Tuesday, 7 May 2013

Fourth Equity Bank CFO quits lender in 2 years

 Equity Bank CEO James Mwangi (centre) with Mr Samson Oduor (right), former chief financial officer, and Mr Julius Kipng’etich, the COO, at a past event. FILE
Equity Bank CEO James Mwangi (centre) with Mr Samson Oduor (right), former chief financial officer, and Mr Julius Kipng’etich, the COO, at a past event. FILE 

Posted  Sunday, April 28  2013 at  16:09
Equity Bank’s chief financial officer has quit the lender six months into the job, making him the fourth head of finance to be replaced since 2010.
The Business Daily has learnt that Samson Oduor left the bank last month after failing to agree on strategy with the bank’s chief executive, James Mwangi.

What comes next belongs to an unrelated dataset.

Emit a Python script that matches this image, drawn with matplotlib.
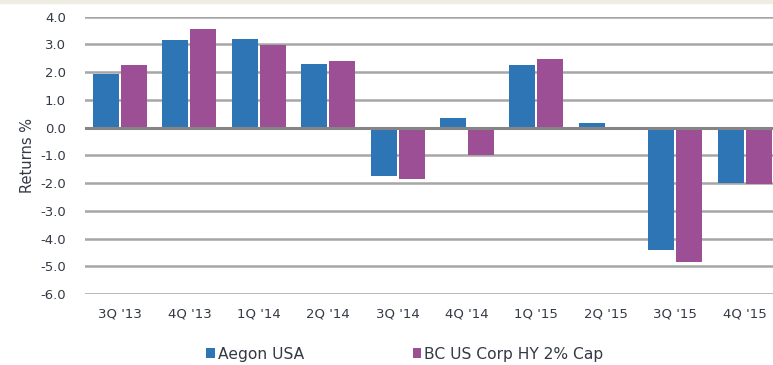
import matplotlib.pyplot as plt
import numpy as np
from matplotlib.patches import Rectangle

quarters = ["3Q '13", "4Q '13", "1Q '14", "2Q '14", "3Q '14",
            "4Q '14", "1Q '15", "2Q '15", "3Q '15", "4Q '15"]
aegon_usa = [1.95, 3.15, 3.2, 2.3, -1.76, 0.35, 2.27, 0.17, -4.4, -2.0]
bc_us_corp = [2.27, 3.56, 2.97, 2.39, -1.85, -1.0, 2.49, 0.0, -4.83, -2.03]
series_names = ["Aegon USA", "BC US Corp HY 2% Cap"]
yticks = np.arange(-6, 4.01, 1.0)

blue = "#2E75B6"
purple = "#9C4F95"
text_col = "#343946"

plt.rcParams['font.family'] = ['DejaVu Sans']

fig = plt.figure(figsize=(7.73, 3.65), dpi=100)
W, H = 773, 365
# axes spans past the right edge of the canvas
left, right = 85.3, 779.3
top, bottom = 16.7, 294.0
ax = fig.add_axes([left / W, 1 - bottom / H, (right - left) / W, (bottom - top) / H])

x = np.arange(len(quarters))
bw = 0.375
ax.bar(x - bw / 2 - 0.015, aegon_usa, width=bw, color=blue, label=series_names[0], zorder=3)
ax.bar(x + bw / 2 + 0.015, bc_us_corp, width=bw, color=purple, label=series_names[1], zorder=3)

ax.set_xlim(-0.5, len(quarters) - 0.5)
ax.set_ylim(-6, 4)
ax.set_yticks(yticks)
ax.set_yticklabels([f"{v:.1f}" for v in yticks])
ax.set_xticks(x)
ax.set_xticklabels(quarters)

for v in yticks:
    if v == 0:
        continue
    ax.axhline(v, color="#a6a6a6", lw=1.8, zorder=1)
ax.axhline(0, color="#858585", lw=2.2, zorder=4)

for s in ax.spines.values():
    s.set_visible(False)
ax.tick_params(axis='both', length=0, colors=text_col, labelsize=9.5)
ax.tick_params(axis='y', pad=14)
ax.tick_params(axis='x', pad=10)
ax.set_ylabel("Returns %", color=text_col, fontsize=10.5, labelpad=4)

# thin beige band along the top edge
fig.patches.append(Rectangle((0, 1 - 3 / H), 1, 3 / H, transform=fig.transFigure,
                             color="#efece2", zorder=0))

leg = fig.legend(loc='center left', bbox_to_anchor=(192 / W, 1 - 354 / H), ncol=2,
                 frameon=False, fontsize=11.2, handlelength=0.55, handleheight=0.55,
                 handletextpad=0.2, columnspacing=7.0, labelcolor=text_col)

fig.savefig("out.png", dpi=100)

He quits office after being tapped from Ecobank Transnational where he served as the chief financial officer last October in the wake of a major shake-up of the bank’s management team.

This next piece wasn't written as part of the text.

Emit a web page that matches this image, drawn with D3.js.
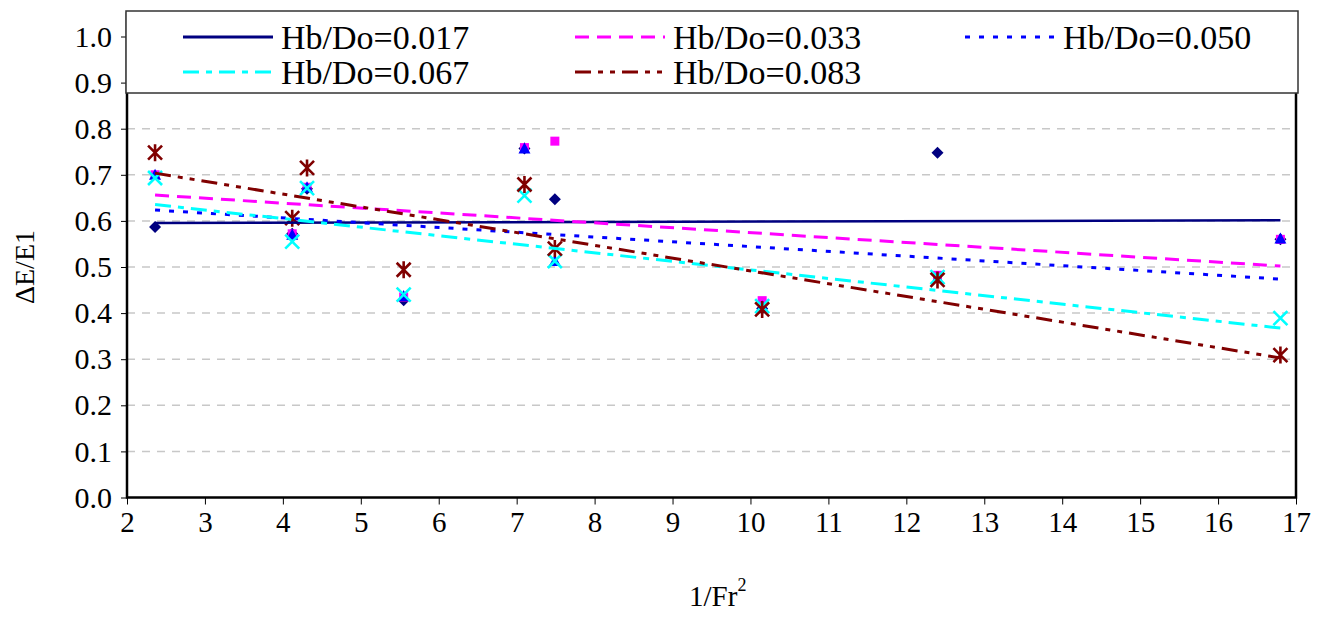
<!DOCTYPE html>
<html><head><meta charset="utf-8">
<script src="https://cdn.jsdelivr.net/npm/d3@7"></script>
<style>body{margin:0;background:#fff} svg{display:block} svg text{font-family:"Liberation Serif","DejaVu Serif",serif !important;}</style>
</head><body><svg id="c" width="1329" height="619"></svg>
<script>
// ---- data ----
const xValues = [2.36, 4.12, 4.31, 5.55, 7.10, 7.49, 10.15, 12.40, 16.80];
const seriesNames = ["Hb/Do=0.017", "Hb/Do=0.033", "Hb/Do=0.050", "Hb/Do=0.067", "Hb/Do=0.083"];
const hb017 = [0.587, 0.572, 0.670, 0.428, 0.757, 0.647, 0.410, 0.748, 0.560];
const hb033 = [0.700, 0.572, 0.673, 0.435, 0.759, 0.773, 0.427, 0.482, 0.560];
const hb050 = [0.700, 0.570, 0.673, 0.437, 0.757, 0.513, 0.415, 0.476, 0.562];
const hb067 = [0.693, 0.555, 0.671, 0.440, 0.655, 0.513, 0.415, 0.478, 0.389];
const hb083 = [0.748, 0.606, 0.715, 0.494, 0.679, 0.540, 0.408, 0.472, 0.309];
const xTicks = [2, 3, 4, 5, 6, 7, 8, 9, 10, 11, 12, 13, 14, 15, 16, 17];
const yTicks = [0.0, 0.1, 0.2, 0.3, 0.4, 0.5, 0.6, 0.7, 0.8, 0.9, 1.0];
const yTitle = "ΔE/E1";
const xTitle = "1/Fr";

// ---- styles ----
const seriesValues = [hb017, hb033, hb050, hb067, hb083];
const colors = ["#000080", "#FF00FF", "#0000FF", "#00FFFF", "#800000"];
const markers = ["diamond", "square", "triangle", "x", "star"];
const dashes = [null, "14,8", "5,9", "16,7,6,7", "16,7,5,7,5,7"];
const FONT = "Liberation Serif";

const svg = d3.select("#c");
const x = d3.scaleLinear().domain([2, 17]).range([127, 1296]);
const y = d3.scaleLinear().domain([0, 1]).range([497.5, 36.5]);
const plotTop = y(1.05);

// gridlines
svg.append("g").selectAll("line").data(yTicks.filter(d => d > 0))
  .join("line")
  .attr("x1", x(2)).attr("x2", x(17))
  .attr("y1", d => y(d)).attr("y2", d => y(d))
  .attr("stroke", "#c8c8c8").attr("stroke-width", 1.5)
  .attr("stroke-dasharray", "8,7");

// markers
function drawMarker(g, type, color) {
  if (type === "diamond") {
    g.append("path").attr("d", "M0,-6L6,0L0,6L-6,0Z").attr("fill", color);
  } else if (type === "square") {
    g.append("rect").attr("x", -4.5).attr("y", -4.5).attr("width", 9).attr("height", 9).attr("fill", color);
  } else if (type === "triangle") {
    g.append("path").attr("d", "M0,-6L6,5L-6,5Z").attr("fill", color);
  } else if (type === "x") {
    g.append("path").attr("d", "M-7,-7L7,7M-7,7L7,-7").attr("stroke", color).attr("stroke-width", 2.6).attr("fill", "none");
  } else if (type === "star") {
    g.append("path").attr("d", "M-7,-7L7,7M-7,7L7,-7M0,-8.5L0,8.5").attr("stroke", color).attr("stroke-width", 2.6).attr("fill", "none");
  }
}

seriesValues.forEach((vals, i) => {
  const g = svg.append("g");
  vals.forEach((v, j) => {
    const m = g.append("g").attr("transform", `translate(${x(xValues[j])},${y(v)})`);
    drawMarker(m, markers[i], colors[i]);
  });
});

// linear trendlines (least squares, as in the original chart)
seriesValues.forEach((vals, i) => {
  const mx = d3.mean(xValues), my = d3.mean(vals);
  let sxy = 0, sxx = 0;
  xValues.forEach((xv, j) => { sxy += (xv - mx) * (vals[j] - my); sxx += (xv - mx) ** 2; });
  const b = sxy / sxx, a = my - b * mx;
  const x0 = d3.min(xValues), x1 = d3.max(xValues);
  svg.append("line")
    .attr("x1", x(x0)).attr("y1", y(a + b * x0))
    .attr("x2", x(x1)).attr("y2", y(a + b * x1))
    .attr("stroke", colors[i]).attr("stroke-width", i === 0 ? 2.5 : 3)
    .attr("stroke-dasharray", dashes[i]);
});

// plot frame
svg.append("rect").attr("x", x(2)).attr("y", plotTop)
  .attr("width", x(17) - x(2)).attr("height", y(0) - plotTop)
  .attr("fill", "none").attr("stroke", "#000").attr("stroke-width", 2.5);

// axes
const yAxis = svg.append("g").attr("transform", `translate(${x(2)},0)`)
  .call(d3.axisLeft(y).tickValues(yTicks).tickFormat(d3.format(".1f")).tickSize(6).tickPadding(9));
const xAxis = svg.append("g").attr("transform", `translate(0,${y(0)})`)
  .call(d3.axisBottom(x).tickValues(xTicks).tickFormat(d3.format("d")).tickSize(7).tickPadding(7));
[yAxis, xAxis].forEach(a => {
  a.attr("font-family", FONT);
  a.select(".domain").remove();
  a.selectAll(".tick line").attr("stroke", "#000").attr("stroke-width", 1);
  a.selectAll("text").attr("font-size", 29).attr("fill", "#000");
});
yAxis.selectAll("text").attr("font-size", 30);

// axis titles
svg.append("text").attr("transform", `translate(34,${y(0.5)}) rotate(-90)`)
  .attr("text-anchor", "middle").attr("font-family", FONT).attr("font-size", 28)
  .text(yTitle);
const xt = svg.append("text").attr("x", x(9.58)).attr("y", 606)
  .attr("text-anchor", "middle").attr("font-family", FONT).attr("font-size", 29);
xt.append("tspan").text(xTitle);
xt.append("tspan").attr("dy", -15).attr("font-size", 18).text("2");

// legend
const legend = svg.append("g");
legend.append("rect").attr("x", 126).attr("y", 11).attr("width", 1172).attr("height", 82)
  .attr("fill", "#fff").attr("stroke", "#333").attr("stroke-width", 1.5);
const colX = [183, 575, 965];
const rowY = [37, 72];
seriesNames.forEach((name, i) => {
  const cx = colX[i % 3], cy = rowY[Math.floor(i / 3)];
  legend.append("line").attr("x1", cx).attr("x2", cx + 90).attr("y1", cy).attr("y2", cy)
    .attr("stroke", colors[i]).attr("stroke-width", 3).attr("stroke-dasharray", dashes[i]);
  legend.append("text").attr("x", cx + 98).attr("y", cy).attr("dy", "0.35em")
    .attr("font-family", FONT).attr("font-size", 34).text(name);
});
</script>
</body></html>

The shake-up led to the appointment of Julius Kipng’etich from the Kenya Wildlife Service to the newly-created position of chief operating officer in changes meant to realign the bank towards the goal of a pan-African lender.
The exit of Mr Oduor makes the top finance job at Equity Bank the most volatile given the replacements that have happened in the position over the past three years.
“Mr Oduor no longer works with Equity. He had differences with the management,” said a source at the bank who spoke on condition of anonymity.
Efforts to get to Mr Mwangi on phone last Friday were not successful and he did not respond to text messages over the exit of the CFO.
Before Mr Oduor, the finance docket at Equity was handled by Paul Njaga (2012), Edwin Mucai (2011) and Allan Mwangi (2010). Though Equity has consistently recruited top-notch professionals in the past five years, it has not been as successful in retaining them.
Mid last year, three senior executives that Equity had recruited from international institutions in 2011 quit in succession. The three were Mr Njaga, American Maurice Ewing (chief risk officer) and Daniel Odongo (head of corporate risk).
They joined the bank in the third quarter of 2011 from top notch global institutions such as the Bank of America, Standard Chartered and Microsoft. Their hiring was informed by Equity’s quest to deepen its presence in the corporate segment of the banking market.
Mr Oduor has also worked with East African Breweries Limited and Standard Chartered Bank in high ranking positions. Mr Mwangi earlier said the bank had grown and become more complex, making it imperative to have smart people to assist in its management. Mr Mwangi was appointed as chief executive in 2004 when the bank was still a building society.
He has presided over one of corporate Kenya’s most dramatic transformations that saw the building society turn into a full-fledged bank, list on the Nairobi Securities Exchange and break into the league of top lenders within seven years.
These successes have seen Mr Mwangi become the face of the bank with a personality that has sometimes overshadowed the institution, leading to frequent claims that Equity has no room for other stars to shine.
Mr Mwangi is also in the list of Equity’s top shareholders with a 4.88 per cent stake valued at Sh6 billion based on Friday’s share price of Sh32.50. The bank posted a 16.9 per cent rise in net profit to Sh12 billion in the year to December, making it the second most profitable bank in Kenya behind KCB.
Equity Bank is home to more than half of Kenya’s banked population that stands at more than 7.5 million deposit accounts.
The bank has been one of the most-sought-after counters at the NSE, having gained 40 per cent over the past six months and foreigners now own 46.63 per cent of the lender compared to 40.82 per cent in October 2011.
Since debut on the bourse on August 7, 2006, the share has appreciated by more than 900 per cent, taking into account splits and bonus stocks in what has made its owners, including employees, directors and founders, millionaires.